| TO DO |
Could the lines from the start of the data through the line with "import seaborn as sns" be set down exactly, with no pictures among them?

| SUPPLIED MATERIAL |
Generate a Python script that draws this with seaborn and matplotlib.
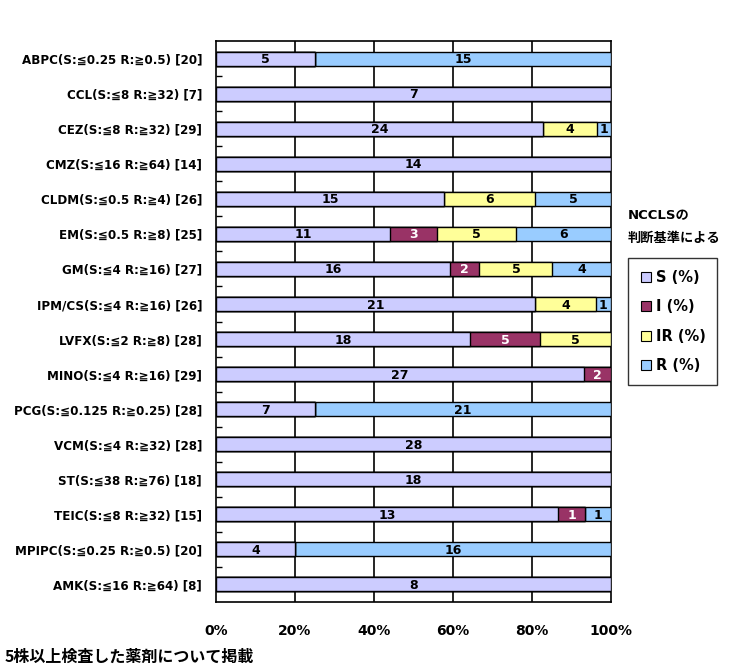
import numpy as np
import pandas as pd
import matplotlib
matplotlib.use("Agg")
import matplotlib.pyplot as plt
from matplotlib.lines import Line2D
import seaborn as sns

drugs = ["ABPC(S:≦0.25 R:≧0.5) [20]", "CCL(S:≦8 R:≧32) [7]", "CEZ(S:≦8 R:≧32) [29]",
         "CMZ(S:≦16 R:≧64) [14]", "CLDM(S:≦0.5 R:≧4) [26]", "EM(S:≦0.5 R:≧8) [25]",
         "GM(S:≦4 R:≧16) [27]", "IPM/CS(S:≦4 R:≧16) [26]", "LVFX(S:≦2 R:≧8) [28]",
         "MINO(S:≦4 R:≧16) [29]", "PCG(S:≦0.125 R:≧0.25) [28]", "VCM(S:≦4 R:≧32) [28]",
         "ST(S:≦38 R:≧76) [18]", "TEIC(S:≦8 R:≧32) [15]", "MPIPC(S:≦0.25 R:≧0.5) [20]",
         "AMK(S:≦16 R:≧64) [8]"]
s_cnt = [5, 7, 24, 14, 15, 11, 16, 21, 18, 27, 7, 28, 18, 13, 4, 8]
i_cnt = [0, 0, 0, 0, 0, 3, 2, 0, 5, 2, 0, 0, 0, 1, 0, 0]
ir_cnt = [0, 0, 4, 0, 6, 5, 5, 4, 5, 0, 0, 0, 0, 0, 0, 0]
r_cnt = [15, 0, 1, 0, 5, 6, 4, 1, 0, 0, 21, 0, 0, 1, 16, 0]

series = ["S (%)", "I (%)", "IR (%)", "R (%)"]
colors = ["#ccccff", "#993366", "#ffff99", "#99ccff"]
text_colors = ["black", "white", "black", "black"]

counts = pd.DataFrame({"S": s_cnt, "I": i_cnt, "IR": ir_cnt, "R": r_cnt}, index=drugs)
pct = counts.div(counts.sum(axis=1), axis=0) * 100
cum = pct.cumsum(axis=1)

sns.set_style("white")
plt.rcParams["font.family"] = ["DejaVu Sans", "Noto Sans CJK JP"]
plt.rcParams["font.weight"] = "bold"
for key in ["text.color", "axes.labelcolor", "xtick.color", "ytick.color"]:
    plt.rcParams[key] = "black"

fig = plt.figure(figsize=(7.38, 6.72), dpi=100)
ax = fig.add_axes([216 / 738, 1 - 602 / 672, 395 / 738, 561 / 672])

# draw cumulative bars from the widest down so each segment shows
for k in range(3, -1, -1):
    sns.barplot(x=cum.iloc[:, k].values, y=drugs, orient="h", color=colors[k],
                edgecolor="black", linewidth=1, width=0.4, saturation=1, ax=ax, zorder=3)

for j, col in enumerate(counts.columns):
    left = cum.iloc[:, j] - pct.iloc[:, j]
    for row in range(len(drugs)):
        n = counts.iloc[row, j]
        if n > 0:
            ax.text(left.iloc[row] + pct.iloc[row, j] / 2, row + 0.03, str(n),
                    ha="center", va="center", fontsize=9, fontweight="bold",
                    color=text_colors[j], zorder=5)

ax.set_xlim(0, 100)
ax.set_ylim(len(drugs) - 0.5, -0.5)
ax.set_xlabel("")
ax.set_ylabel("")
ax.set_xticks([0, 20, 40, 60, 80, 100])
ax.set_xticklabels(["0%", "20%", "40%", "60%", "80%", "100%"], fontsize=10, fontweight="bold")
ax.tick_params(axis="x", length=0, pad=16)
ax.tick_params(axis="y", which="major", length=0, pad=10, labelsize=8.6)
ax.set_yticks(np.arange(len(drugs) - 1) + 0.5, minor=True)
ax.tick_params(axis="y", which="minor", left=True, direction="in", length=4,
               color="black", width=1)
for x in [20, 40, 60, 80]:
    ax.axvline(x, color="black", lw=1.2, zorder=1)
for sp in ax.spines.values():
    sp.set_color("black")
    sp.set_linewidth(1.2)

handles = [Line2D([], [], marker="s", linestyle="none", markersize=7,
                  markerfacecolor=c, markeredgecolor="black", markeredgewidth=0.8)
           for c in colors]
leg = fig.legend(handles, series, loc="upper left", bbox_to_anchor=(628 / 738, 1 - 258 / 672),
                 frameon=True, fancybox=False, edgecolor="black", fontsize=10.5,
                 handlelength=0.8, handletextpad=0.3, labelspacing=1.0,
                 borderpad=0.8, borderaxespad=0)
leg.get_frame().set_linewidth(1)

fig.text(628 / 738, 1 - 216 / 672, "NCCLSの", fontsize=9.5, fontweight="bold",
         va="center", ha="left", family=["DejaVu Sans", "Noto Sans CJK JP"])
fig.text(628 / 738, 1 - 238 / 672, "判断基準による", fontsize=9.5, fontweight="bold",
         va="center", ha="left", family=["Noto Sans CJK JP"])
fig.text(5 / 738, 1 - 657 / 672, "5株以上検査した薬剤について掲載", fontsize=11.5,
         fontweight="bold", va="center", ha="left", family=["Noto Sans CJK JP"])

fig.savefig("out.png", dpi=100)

| OUTPUT FOR THIS EXERCISE |
Generate a Python script that draws this with seaborn and matplotlib.
import numpy as np
import pandas as pd
import matplotlib
matplotlib.use("Agg")
import matplotlib.pyplot as plt
from matplotlib.lines import Line2D
import seaborn as sns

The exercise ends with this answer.